5. The heat dissipation device as claimed in claim 4, wherein the first mounting portion and the second mounting portion respectively define an elongate first through hole and an elongate second through hole, and the elongate first holes of the two arms can move over the supporting plate, and the two fastening devices can move along the second elongate through holes of the two arms.

6. The heat dissipation device as claimed in claim 5, wherein the two ends of the supporting plate each define a threaded hole, a screw extending through the elongate first through hole of the first mounting portion and engaging in the threaded hole of the supporting plate.

7. The heat dissipation device as claimed in claim 4, wherein the first mounting portion and second mounting portion are perpendicular to each other, the two arms each further comprising a connecting portion interconnecting the first mounting portion and the second mounting portion.

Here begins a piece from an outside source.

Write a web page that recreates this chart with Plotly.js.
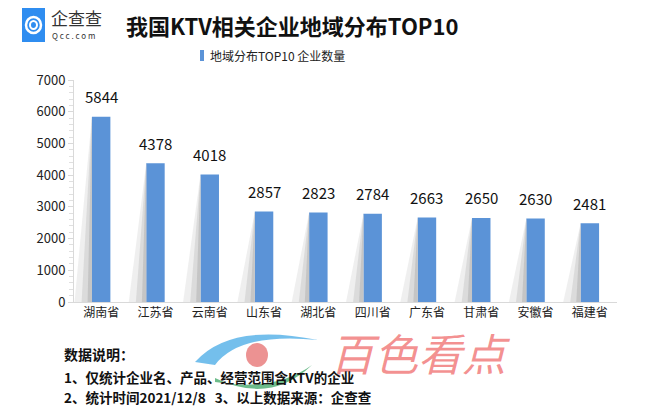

8. The heat dissipation device as claimed in claim 7, wherein the first mounting portion and the second mounting portion are respectively located at two adjacent sides of the heat sink.

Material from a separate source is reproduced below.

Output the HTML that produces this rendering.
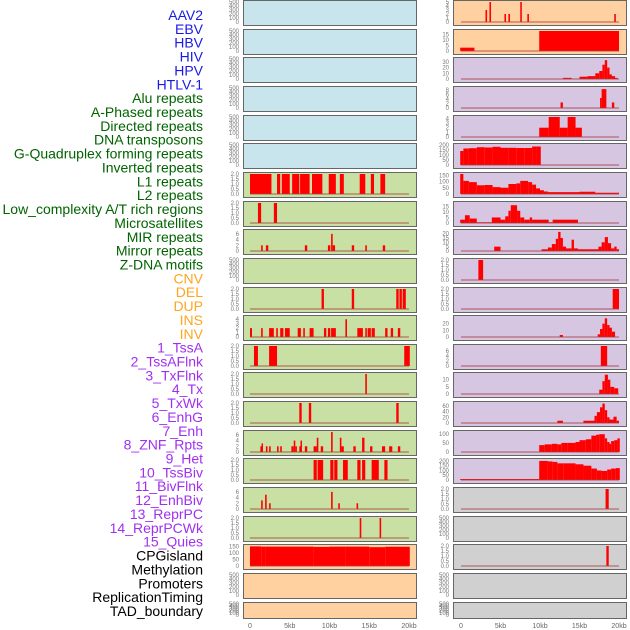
<!DOCTYPE html>
<html><head><meta charset="utf-8">
<style>
body{margin:0;background:#fff;}
svg{display:block;font-family:"Liberation Sans",sans-serif;}
</style></head>
<body>
<svg id="c" width="630" height="630" viewBox="0 0 630 630" xmlns="http://www.w3.org/2000/svg"></svg>
<script>
const labels=["AAV2","EBV","HBV","HIV","HPV","HTLV-1","Alu repeats","A-Phased repeats","Directed repeats","DNA transposons","G-Quadruplex forming repeats","Inverted repeats","L1 repeats","L2 repeats","Low_complexity A/T rich regions","Microsatellites","MIR repeats","Mirror repeats","Z-DNA motifs","CNV","DEL","DUP","INS","INV","1_TssA","2_TssAFlnk","3_TxFlnk","4_Tx","5_TxWk","6_EnhG","7_Enh","8_ZNF_Rpts","9_Het","10_TssBiv","11_BivFlnk","12_EnhBiv","13_ReprPC","14_ReprPCWk","15_Quies","CPGisland","Methylation","Promoters","ReplicationTiming","TAD_boundary"];
const labelColors=["#1a1ae6","#006400","#ffa520","#a030f0","#000"];
const labelGroups=[6,13,5,15,5];
const xTicks=[0,5,10,15,20];
const xTickLabels=["0","5kb","10kb","15kb","20kb"];
const T500=[0,100,200,300,400,500];
const T2=[0,0.5,1,1.5,2];
const leftBg=["b","b","b","b","b","b","g","g","g","g","g","g","g","g","g","g","g","g","g","p","p","p"];
const leftMax=[500,500,500,500,500,500,2,2,7,500,2,4.5,2,2,2,7,2,7,2,155,500,500];
const leftTicks=[T500,T500,T500,T500,T500,T500,T2,T2,[0,2,4,6],T500,T2,[0,1,2,3,4],T2,T2,T2,[0,2,4,6],T2,[0,2,4,6],T2,[0,50,100,150],T500,T500];
const leftSegs=[[],[],[],[],[],[],
[[0,2.7,2],[3.4,3.8,2],[4,5,2],[5.3,6.2,2],[6.3,7.5,2],[7.8,9.1,2],[9.9,10.8,2],[11.3,11.8,2],[13.8,14.5,2],[15.2,15.6,2],[16.4,17,2]],
[[1,1.4,2],[3,3.4,2]],
[[1.4,1.6,2],[2,2.3,2],[6.9,7.2,2],[9.8,10.1,2],[10.2,10.4,6],[10.4,10.7,2],[12.8,13.1,2],[14.5,14.7,2],[16.7,17,2]],
[],
[[9,9.3,2],[12.8,13.1,2],[18.4,18.7,2],[18.8,19.1,2],[19.2,19.6,2]],
[[0,0.25,2],[1.4,1.6,2],[2.4,3,2],[3.3,3.5,2],[3.8,4.2,2],[4.4,5,2],[6,6.4,2],[6.7,6.9,2],[7.5,8,2],[9.3,9.6,2],[9.8,10.1,2],[10.2,10.8,2],[12,12.2,4],[13.5,14.2,2],[14.5,14.7,2],[14.8,15.2,2],[15.3,15.7,2],[17,17.3,2],[17.7,18,2],[18.6,18.9,2]],
[[0.5,1,2],[2.4,3.4,2],[19.4,20.1,2]],
[[14.5,14.7,2]],
[[6.2,6.5,2],[7.4,7.7,2],[18.4,18.7,2]],
[[1.3,1.45,2],[1.45,1.6,3],[2,2.2,2],[2.4,2.6,2],[3.4,3.6,2],[3.8,4,2],[5.2,5.5,2],[5.5,5.7,4],[5.7,5.9,2],[6.2,6.35,2],[6.35,6.5,4],[6.9,7.2,2],[8,8.4,2],[8.4,8.6,5],[8.9,9.2,2],[10.2,10.4,7],[11.3,11.5,5],[11.5,11.8,2],[13,13.3,2],[14.1,14.4,5],[15.1,15.4,2],[16.6,17,2],[17.5,17.9,2],[18.6,18.9,2]],
[[8,8.4,2],[8.5,9.2,2],[10.1,10.5,2],[10.6,11,2],[11.7,12.3,2],[13.5,13.9,2],[14.1,14.5,2],[15.3,16.2,2],[16.9,17.3,2]],
[[1.4,1.6,3],[1.9,2.1,5],[2.4,2.6,2],[10.2,10.4,6],[11.1,11.3,2],[13.4,13.6,2]],
[[13.8,14,2],[16.3,16.5,2]],
[[0,1.4,152],[1.4,2,150],[2,8,150],[8,10,148],[10,12,150],[12,15,150],[15,17,146],[17,20.1,149]],
[],[]];
const rightBg=["p","p","l","l","l","l","l","l","l","l","l","l","l","l","l","l","l","g","g","g","g","g"];
const rightMax=[5,18,35,9,4.3,200,160,18,23,2,2,30,8,14,70,110,210,2,500,2,500,500];
const rightTicks=[[0,1,2,3,4,5],[0,5,10,15],[0,10,20,30],[0,2,4,6,8],[0,1,2,3,4],[0,50,100,150,200],[0,50,100,150],[0,5,10,15],[0,5,10,15,20],T2,T2,[0,10,20],[0,2,4,6],[0,5,10],[0,20,40,60],[0,50,100],[0,50,100,150,200],T2,T500,T2,T500,T500];
const rightSegs=[
[[3.1,3.3,3],[3.6,3.8,5],[5.5,5.7,2],[6,6.2,2],[7.5,7.7,5],[8.4,8.6,2],[19.4,19.6,2]],
[[-0.1,1.7,3],[9.9,20,18]],
[[12.9,14,2],[15,16,4],[16,17,5],[17,17.5,10],[17.5,17.9,14],[17.9,18.2,25],[18.2,18.5,33],[18.5,18.8,20],[18.8,19.1,8],[19.1,19.5,5],[19.5,19.8,2]],
[[12.6,12.9,2.5],[17.6,17.8,4.5],[17.8,18.4,8.5],[19.1,19.4,2.5]],
[[9.9,11.1,2],[11.1,12.5,4.3],[12.5,13.5,2],[13.5,14.5,4.3],[14.5,15.3,2]],
[[-0.1,0.3,140],[0.3,1,165],[1,2,168],[2,3,178],[3,4,175],[4,5,182],[5,6,172],[6,7,172],[7,8,170],[8,9,170],[9,9.5,185],[9.5,10.1,185]],
[[-0.1,0.3,160],[0.3,1,105],[1,2,95],[2,3,70],[3,4,72],[4,5,55],[5,6,50],[6,7,80],[7,7.5,85],[7.5,8.5,105],[8.5,9,95],[9,9.5,75],[9.5,10,45],[10,10.5,30],[10.5,11,20],[11,15,15],[15,17,18],[17,20,10]],
[[-0.1,0.5,3],[0.5,1.1,7],[1.1,2,4],[2,3.9,0.6],[3.9,5,5],[5,5.6,3],[5.6,6,6],[6,6.3,11],[6.3,7.1,16],[7.1,7.5,11],[7.5,8,5],[8,8.7,3],[8.7,9,5],[9,11.1,3],[11.1,11.6,0.6],[11.6,14.8,3]],
[[4.2,5,5],[10.2,11,2],[11,11.5,4],[11.5,12,8],[12,12.3,14],[12.3,12.6,22],[12.6,12.9,15],[12.9,13.3,5],[13.3,14,3],[14,14.3,13],[14.3,14.8,3],[14.8,17.4,2],[17.4,17.8,5],[17.8,18.2,10],[18.2,18.6,16],[18.6,19,9],[19,19.4,3],[19.4,19.7,5],[19.7,20,2]],
[[2.2,2.8,2]],
[[19.2,20,2]],
[[12.5,12.9,3],[17.3,17.6,4],[17.6,17.9,12],[17.9,18.2,20],[18.2,18.5,28],[18.5,18.8,18],[18.8,19.1,14],[19.1,19.5,8]],
[[17.7,18.5,8]],
[[17.5,17.9,3],[17.9,18.2,9],[18.2,18.6,13.5],[18.6,18.9,10],[18.9,19.4,5],[19.4,19.9,4]],
[[12.2,12.9,8],[15.5,16.9,8],[16.9,17.2,25],[17.2,17.6,38],[17.6,17.9,55],[17.9,18.2,68],[18.2,18.5,45],[18.5,18.8,20],[18.8,19.3,12],[19.3,19.7,22],[19.7,20,8]],
[[9.9,10.6,38],[10.6,11.5,42],[11.5,12.2,45],[12.2,12.7,42],[12.7,13.5,50],[13.5,14.5,50],[14.5,15,55],[15,15.8,65],[15.8,16.5,70],[16.5,17.1,90],[17.1,17.5,95],[17.5,18.2,98],[18.2,18.5,75],[18.5,18.8,55],[18.8,19,45],[19,19.4,60],[19.4,19.8,65],[19.8,20.1,75]],
[[-0.1,9.9,10],[9.9,11,200],[11,11.6,195],[11.6,12.2,190],[12.2,13,175],[13,14.5,175],[14.5,15.5,165],[15.5,16.5,150],[16.5,17.2,120],[17.2,17.8,100],[17.8,18.5,95],[18.5,19,110],[19,19.6,120],[19.6,20.1,125]],
[[18.3,18.7,2]],
[],
[[18.4,18.7,2]],
[],[]];
const bgColors={b:"#c8e4ec",g:"#c8e0a4",p:"#ffd0a0",l:"#d6c6e2",x:"#d0d0d0"};
const NS="http://www.w3.org/2000/svg";
const svg=document.getElementById('c');
function mk(tag,attrs,parent){const e=document.createElementNS(NS,tag);for(const k in attrs)e.setAttribute(k,attrs[k]);(parent||svg).appendChild(e);return e;}
let li=0;
labelGroups.forEach((n,g)=>{for(let i=0;i<n;i++){const y=15+li*13.86;
 const t=mk('text',{x:203,y:y+5,'text-anchor':'end','font-size':'14',fill:labelColors[g]});
 
 
 t.textContent=labels[li];li++;}});
const rowTops=[];for(let i=0;i<22;i++)rowTops.push(Math.round(i*28.65));
function drawPanel(col,i,bg,ymax,ticks,segs){
 const x0=col?453:243,x1=col?626:416;
 const kx=col?(k=>461+k*7.9):(k=>250+k*7.95);
 const top=rowTops[i],h=(i==21)?16:25;
 const base=top+h-3,ptop=top+2;
 const ys=v=>base-(v/ymax)*(base-ptop);
 const g=mk('g',{});
 
 
 const bgc=(col&&bg==='g')?bgColors.x:bgColors[bg];
 mk('rect',{x:x0+0.5,y:top+0.5,width:x1-x0,height:h,fill:bgc,stroke:'#666','stroke-width':1},g);
 const dec=ticks.some(t=>t%1!==0);
 ticks.forEach(t=>{const tl=mk('text',{x:x0-4,y:ys(t)+2,'text-anchor':'end','font-size':'6',fill:'#777'},g);
  
  
  tl.textContent=dec?t.toFixed(1):String(t);});
 segs.forEach(s=>{const r=mk('rect',{x:kx(s[0]),y:ys(s[2]),width:Math.max(1.5,kx(s[1])-kx(s[0])),height:base-ys(s[2]),fill:'#ff0000'},g);
  
  });
 if(segs.length){const bl=mk('line',{x1:kx(0),x2:kx(20),y1:base,y2:base,stroke:'rgba(170,60,60,0.55)','stroke-width':1.6},g);
  
  }
}
for(let i=0;i<22;i++){drawPanel(0,i,leftBg[i],leftMax[i],leftTicks[i],leftSegs[i]);drawPanel(1,i,rightBg[i],rightMax[i],rightTicks[i],rightSegs[i]);}
[0,1].forEach(col=>{const kx=col?(k=>461+k*7.9):(k=>250+k*7.95);
 xTicks.forEach((t,j)=>{const tl=mk('text',{x:kx(t),y:628,'text-anchor':'middle','font-size':'7',fill:'#666'});
  
  
  tl.textContent=xTickLabels[j];});});
</script>
</body></html>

9. The heat dissipation device as claimed in claim 8, wherein the connecting portion extends slantwise and downwardly from the first mounting portion to connect with the second mounting portion.

10. The heat dissipation device as claimed in claim 4, wherein the two fastening devices each comprise a head, a shaft extending downwardly from the head, a retaining portion formed at a distal end of the shaft and a spring encircling the shaft, the spring being compressed between the head and a top surface of the second mounting portion, the shaft extending through the second mounting portion.

11. The heat dissipation device as claimed in claim 3, wherein the heat sink comprises a plurality of fins connected together, and the first direction is parallel to the plurality of fins.

12. The heat dissipation device as claimed in claim 11, wherein the plurality of fins defines a channel along the second direction, the supporting plate being inserted into the channel in the plurality of fins, a fan being mounted on a top of the heat sink.

13. The heat dissipation device as claimed in claim 11, wherein the heat sink further comprises a heat pipe which comprises an evaporating section and a condensing section, the evaporating section being inserted into a center of a bottom of the plurality of fins and having a bottom surface coplanar with that of the plurality of fins, the condensing section being inserted into the plurality of fins and located above the evaporating section.

14. A heat dissipation device comprising:

a heat sink; and

a locking device for mounting the heat sink on a printed circuit board, comprising an arm movably attached to the heat sink and a fastening device movably attached to the arm, wherein the arm and the fastening device are movable along different directions to align the fastening device with a selected part of the printed circuit board, whereby the fastening device can be accurately secured with the selected part of the printed circuit board.

15. The heat dissipation device as claimed in claim 14, wherein the arm is movable along a first direction perpendicular to a second direction along which the fastening device is movable.

16. The heat dissipation device as claimed in claim 14, wherein the arm comprises a first mounting portion slidably mounted to the heat sink and a second mounting portion to which the fastening device is slidably attached.

17. The heat dissipation device as claimed in claim 16, wherein the second mounting portion is located at a level lower than that where the first mounting portion is located.

18. The heat dissipation device as claimed in claim 15, wherein the locking device further comprises a plate horizontally extending through the heat sink along the second direction, the arm being attached to an end of the plate which extends beyond the heat sink.